*WRITTEN REQUEST*. Give the lines of the material verbatim, from the first line to the line with "const TEXT = '#595959';", including both.

*MATERIAL*.
+ + + + + + +
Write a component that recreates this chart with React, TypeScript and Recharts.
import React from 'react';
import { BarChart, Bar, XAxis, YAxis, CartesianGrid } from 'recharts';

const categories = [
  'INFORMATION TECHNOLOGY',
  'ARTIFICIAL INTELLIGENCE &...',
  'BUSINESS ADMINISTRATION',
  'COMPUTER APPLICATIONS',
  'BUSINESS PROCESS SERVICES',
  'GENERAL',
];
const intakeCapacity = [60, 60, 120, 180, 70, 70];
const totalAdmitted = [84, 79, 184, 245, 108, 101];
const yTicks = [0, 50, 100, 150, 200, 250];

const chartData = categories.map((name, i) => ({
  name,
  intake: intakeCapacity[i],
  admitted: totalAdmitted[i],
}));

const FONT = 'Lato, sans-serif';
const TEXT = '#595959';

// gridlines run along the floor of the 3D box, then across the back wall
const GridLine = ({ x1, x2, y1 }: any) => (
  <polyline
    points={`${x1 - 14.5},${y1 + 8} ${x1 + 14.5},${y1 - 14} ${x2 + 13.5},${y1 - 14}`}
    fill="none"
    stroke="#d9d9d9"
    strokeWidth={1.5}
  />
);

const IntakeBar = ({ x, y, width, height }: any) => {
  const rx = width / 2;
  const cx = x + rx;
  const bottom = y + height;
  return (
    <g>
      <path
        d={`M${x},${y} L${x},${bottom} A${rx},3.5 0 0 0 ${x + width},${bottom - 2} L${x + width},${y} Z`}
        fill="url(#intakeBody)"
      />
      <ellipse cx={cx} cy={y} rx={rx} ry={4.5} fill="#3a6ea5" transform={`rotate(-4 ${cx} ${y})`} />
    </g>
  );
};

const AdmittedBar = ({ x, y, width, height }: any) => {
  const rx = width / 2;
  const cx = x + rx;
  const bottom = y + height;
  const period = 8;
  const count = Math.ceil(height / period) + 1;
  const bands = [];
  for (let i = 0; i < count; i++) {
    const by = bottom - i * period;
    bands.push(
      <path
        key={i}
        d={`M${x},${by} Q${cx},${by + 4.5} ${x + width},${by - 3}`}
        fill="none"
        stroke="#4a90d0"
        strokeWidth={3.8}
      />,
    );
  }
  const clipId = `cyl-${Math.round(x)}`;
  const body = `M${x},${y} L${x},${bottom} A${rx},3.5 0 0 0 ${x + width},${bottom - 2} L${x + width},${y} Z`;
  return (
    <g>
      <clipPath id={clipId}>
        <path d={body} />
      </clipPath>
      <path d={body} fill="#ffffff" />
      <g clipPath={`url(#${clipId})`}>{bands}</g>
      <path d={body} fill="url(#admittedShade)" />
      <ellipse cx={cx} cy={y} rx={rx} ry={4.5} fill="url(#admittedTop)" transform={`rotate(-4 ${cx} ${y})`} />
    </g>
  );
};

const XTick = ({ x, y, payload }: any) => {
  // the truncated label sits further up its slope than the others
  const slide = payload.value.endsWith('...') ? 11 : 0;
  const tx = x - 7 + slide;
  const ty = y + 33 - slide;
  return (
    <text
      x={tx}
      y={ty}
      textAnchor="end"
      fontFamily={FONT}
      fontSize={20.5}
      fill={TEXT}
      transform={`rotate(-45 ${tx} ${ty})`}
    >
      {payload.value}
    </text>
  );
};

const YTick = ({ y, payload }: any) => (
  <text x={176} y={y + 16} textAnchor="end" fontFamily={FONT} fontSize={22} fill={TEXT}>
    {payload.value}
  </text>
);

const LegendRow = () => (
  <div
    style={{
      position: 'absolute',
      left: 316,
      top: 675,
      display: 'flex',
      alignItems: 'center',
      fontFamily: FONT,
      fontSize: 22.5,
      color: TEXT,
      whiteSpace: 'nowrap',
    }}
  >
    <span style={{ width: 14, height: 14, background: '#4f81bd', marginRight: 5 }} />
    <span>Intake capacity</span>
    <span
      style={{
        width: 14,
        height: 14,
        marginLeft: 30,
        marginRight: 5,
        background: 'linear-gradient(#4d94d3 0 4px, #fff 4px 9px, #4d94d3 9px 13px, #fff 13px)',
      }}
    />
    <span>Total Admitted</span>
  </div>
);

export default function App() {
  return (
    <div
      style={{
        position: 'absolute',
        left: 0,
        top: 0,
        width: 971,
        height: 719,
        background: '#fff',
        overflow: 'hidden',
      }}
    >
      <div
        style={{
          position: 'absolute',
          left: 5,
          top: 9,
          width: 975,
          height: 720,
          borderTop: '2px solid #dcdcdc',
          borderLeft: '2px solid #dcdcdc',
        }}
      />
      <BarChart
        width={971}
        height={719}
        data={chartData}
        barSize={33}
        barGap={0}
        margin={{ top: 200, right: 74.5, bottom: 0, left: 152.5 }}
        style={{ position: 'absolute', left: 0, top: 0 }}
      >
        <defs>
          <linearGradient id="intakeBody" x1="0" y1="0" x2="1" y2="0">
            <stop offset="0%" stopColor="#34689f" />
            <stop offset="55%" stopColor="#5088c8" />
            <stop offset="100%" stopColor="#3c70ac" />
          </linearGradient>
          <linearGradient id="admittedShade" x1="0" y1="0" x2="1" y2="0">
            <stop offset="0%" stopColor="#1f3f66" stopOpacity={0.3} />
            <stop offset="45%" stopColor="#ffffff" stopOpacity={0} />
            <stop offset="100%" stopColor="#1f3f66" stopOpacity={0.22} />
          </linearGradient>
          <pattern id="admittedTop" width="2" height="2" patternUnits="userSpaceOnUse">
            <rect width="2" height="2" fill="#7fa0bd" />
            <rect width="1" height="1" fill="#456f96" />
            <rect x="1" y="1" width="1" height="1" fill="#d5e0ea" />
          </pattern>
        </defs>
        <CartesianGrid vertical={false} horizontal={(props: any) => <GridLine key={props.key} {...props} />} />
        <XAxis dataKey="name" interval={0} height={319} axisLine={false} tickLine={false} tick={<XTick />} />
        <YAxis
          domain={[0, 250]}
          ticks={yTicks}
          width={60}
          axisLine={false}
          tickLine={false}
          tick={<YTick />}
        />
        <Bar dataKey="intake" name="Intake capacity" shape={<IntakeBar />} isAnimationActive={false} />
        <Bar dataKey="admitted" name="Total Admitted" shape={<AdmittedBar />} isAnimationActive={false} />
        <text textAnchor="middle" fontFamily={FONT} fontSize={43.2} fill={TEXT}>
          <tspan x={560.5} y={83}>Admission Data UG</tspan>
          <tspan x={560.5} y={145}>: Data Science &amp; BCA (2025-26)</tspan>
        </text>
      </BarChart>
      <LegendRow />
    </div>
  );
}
+ + + + + + +
*EXERCISE OUTPUT*.
Write a component that recreates this chart with React, TypeScript and Recharts.
import React from 'react';
import { BarChart, Bar, XAxis, YAxis, CartesianGrid } from 'recharts';

const categories = [
  'INFORMATION TECHNOLOGY',
  'ARTIFICIAL INTELLIGENCE &...',
  'BUSINESS ADMINISTRATION',
  'COMPUTER APPLICATIONS',
  'BUSINESS PROCESS SERVICES',
  'GENERAL',
];
const intakeCapacity = [60, 60, 120, 180, 70, 70];
const totalAdmitted = [84, 79, 184, 245, 108, 101];
const yTicks = [0, 50, 100, 150, 200, 250];

const chartData = categories.map((name, i) => ({
  name,
  intake: intakeCapacity[i],
  admitted: totalAdmitted[i],
}));

const FONT = 'Lato, sans-serif';
const TEXT = '#595959';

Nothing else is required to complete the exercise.